The early years were a disaster. Tudor's first shipment to Martinique in 1806 arrived without a single customer lined up. He couldn't find a warehouse, the ice melted, and he lost everything. He tried again. Lost again. Went to debtor's prison at least twice. Kept going.

What saved him wasn't luck — it was strategy. Tudor realized that the problem wasn't the ice itself. The problem was that nobody had a habit of using it. So he started building the habit.

He gave ice away to bartenders and restaurant owners, asking only that they use it in the drinks they served. Once customers tasted a cold cocktail or a chilled lemonade on a sweltering summer day, they didn't want to go back. Demand created itself. Tudor just had to get people to take the first sip.

He also worked obsessively on the logistics. He partnered with an inventor named Nathaniel Wyeth to design more efficient ice-cutting tools and better insulated storage. He figured out that sawdust — cheap and abundant — was surprisingly effective at slowing the melt. His ice started arriving in better condition, in larger quantities, at lower cost.

By the 1830s, Frederic Tudor was a millionaire. By the 1850s, he was shipping ice to Calcutta, to Rio de Janeiro, to New Orleans and Charleston and Havana. The Boston papers that had mocked him started calling him something else: the Ice King.

How a Business Became a Reflex

What Tudor built wasn't just a company. It was a cultural expectation.

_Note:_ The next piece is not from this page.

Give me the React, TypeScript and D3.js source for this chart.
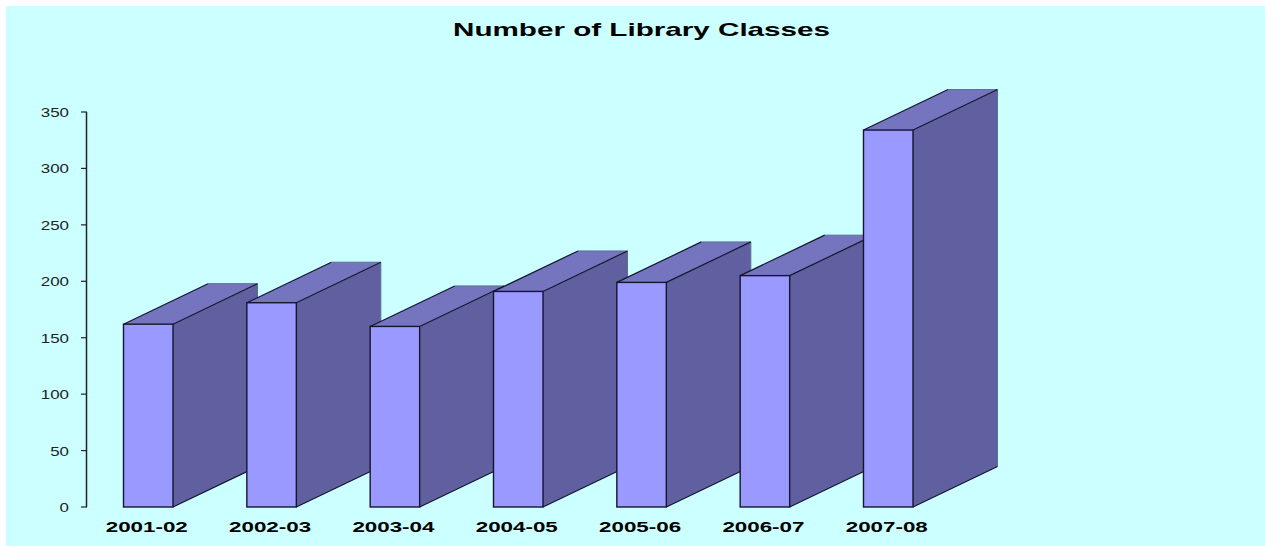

Once Americans had tasted cold drinks regularly, warm drinks started feeling wrong — even offensive. Hotels advertised iced water as a luxury amenity. Saloons competed on the quality of their ice. Families started keeping small ice boxes at home, with deliveries from a local iceman arriving a few times a week. The cold drink went from novelty to necessity in the span of a single generation.

When mechanical refrigeration arrived in the late 1800s and electric refrigerators became common in American homes through the 1920s and 1930s, the habit didn't disappear — it just got easier to maintain. Ice was no longer a luxury. It was infrastructure.

Then came fast food. The drive-in. The fountain soda. The gas station cup that keeps getting larger. Each new format doubled down on ice, partly because cold drinks taste better, partly because ice is cheap, and partly because — after 150 years of conditioning — American customers expect it.

Why the Rest of the World Never Caught On

Here's the interesting part: most of the world didn't go through what America went through. Europe never had a Frederic Tudor. The ice trade didn't reshape drinking habits there the way it did here. Refrigeration arrived, but without the preceding century of cultural conditioning, ice in drinks never became the default.

In many European countries, asking for ice in a drink still gets you a single cube, offered almost apologetically. In parts of Asia, cold drinks are considered bad for digestion. In plenty of places, room temperature is simply the assumed state of a beverage.

American tourists abroad find this baffling. Foreign visitors to America find the ice equally baffling, just in the other direction.

Both reactions make perfect sense. What feels natural about drinking is almost never actually natural — it's learned. It's marketed. It's the residue of someone else's business decision, made a long time ago, that quietly became a way of life.

Frederic Tudor just happened to make his decision first, and loudest, and with enough stubbornness to outlast everyone who told him he was wrong.